Gillo Dorfles escribía un librito en 1984 que titulaba ‘El intervalo perdido’ hablando de cómo en su época percibía la pérdida de una parte importante del proceso artístico: el intervalo, la pausa que permitía la reflexión imprescindible para crear. Él achacaba dicha pérdida a un automático y frenético horror vacui fruto de la modernización de la sociedad –¿qué habría pensado hoy?–. Defendía la recuperación de dicho intervalo para el hecho artístico y, por tanto, también la resistencia que esto requería para mantener la libertad de creación. El arte pretende sacudir la vida, la cultura y los territorios comunes para empujarnos más allá de lo conocido, para crecer; aunque también pueda ser vehículo ideológico o político. Y quizá por esta razón, lo que algunos piensan sobre el arte también puede ser aplicable a la vida en general, solo quizás.
Las personas somos auténticas expertas en la creación de rutinas; muy rápidas estableciéndolas y muy lentas desmontándolas una vez establecidas. Es relativamente fácil que, ante una necesidad, un desajuste, busquemos rápidamente un ‘método’ para abordarla y que dicho método pase a formar parte, con orgullo, de nuestro acervo resolutivo. No es imprescindible que se trate de ninguna situación extrema para que nos aferremos con cariño a dicho sistema y que lo usemos en adelante cuantas veces tengamos ocasión. No será el más eficaz ni eficiente, pero será el nuestro, y eso será también ilusionante. Sin embargo, después de un tiempo, la excitación inicial por el satisfactorio descubrimiento de una manera de adaptarnos propia, autónoma y genuina, poco a poco también irá calmándose; dejaremos de congratularnos como en los primeros momentos, de pensar en ello, de comentarlo o simplemente de recordarlo, de modo que, sea lo que sea lo que hayamos creado, se automatizará tarde o temprano, pasará a formar parte de nuestra forma de volver a la homeostasis y no se pondrá en cuestión próximamente. En otras palabras, dejará de requerir nuestra atención, y por tanto, interés. Se habrá cristalizado convirtiéndose en una rutina más.
Es fantástico que tengamos la máquina de crear rutinas tan bien afinada, dispuesta y precisa, tras milenios de evolución, ya que nos ahorra muchísima energía consciente, la del aquí y ahora, evitándonos tener que pensar en el próximo movimiento al conducir tras diez años de carné, o evaluar qué quiere decir el tono de la pareja al decir tal o cual cosa. Sin embargo, en el caso de que sea necesario actualizar dichas rutinas, no podemos hacerlo inconscientemente, automáticamente, como el sistema operativo de un ordenador o un móvil; no. En ese caso, volver a hacer líquido el proceso tras la cristalización requiere revertir el proceso a un punto en el que se puedan reordenar los pasos o crear unos nuevos, y una de las maneras de conseguirlo es la sorpresa.

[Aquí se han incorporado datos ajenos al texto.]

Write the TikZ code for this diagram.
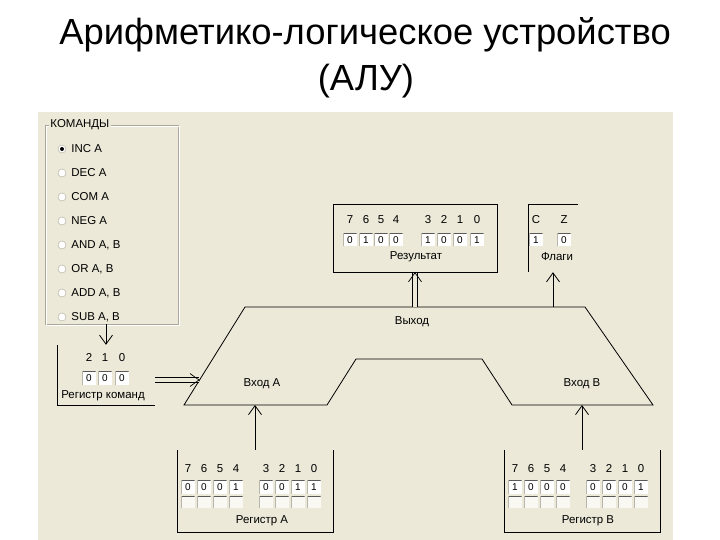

Cualquier buen escritor sabe que la forma de captar la atención y, por tanto, el interés del lector, es hacer un giro inesperado que rompa la ‘rutina’ del momento, haciéndole abrir sus sentidos a algo nuevo. La sorpresa nos conecta y nos activa; surgen de nuevo las preguntas, las dudas, aunque de un modo primario. La sorpresa es algo así como el trampolín para la atención, el interés y la curiosidad. Probablemente no sea posible crecer sin sorprenderse, sin ese momento extraño e intrigante que podría expresarse con un ‘¡Ah! Pero, ¿era posible algo como esto?’, sin el torrente de adrenalina y serotonina en la sangre que nos despierte una punzada de vitalidad, de riesgo gustoso incluso, previo al cotejo inmediato con los esquemas mentales y abierto aún, a que ninguno de ellos encaje esta vez. Quizá, a fuerza de consumir novedades constantes en el fragor del mundo, esté en riesgo también nuestra capacidad para ‘ver por primera vez’. Y quizá, solo quizá, esta sorpresa nos dé la oportunidad e incluso nos obligue en ocasiones a poner en marcha la creatividad, y con esta, un futuro para inventar.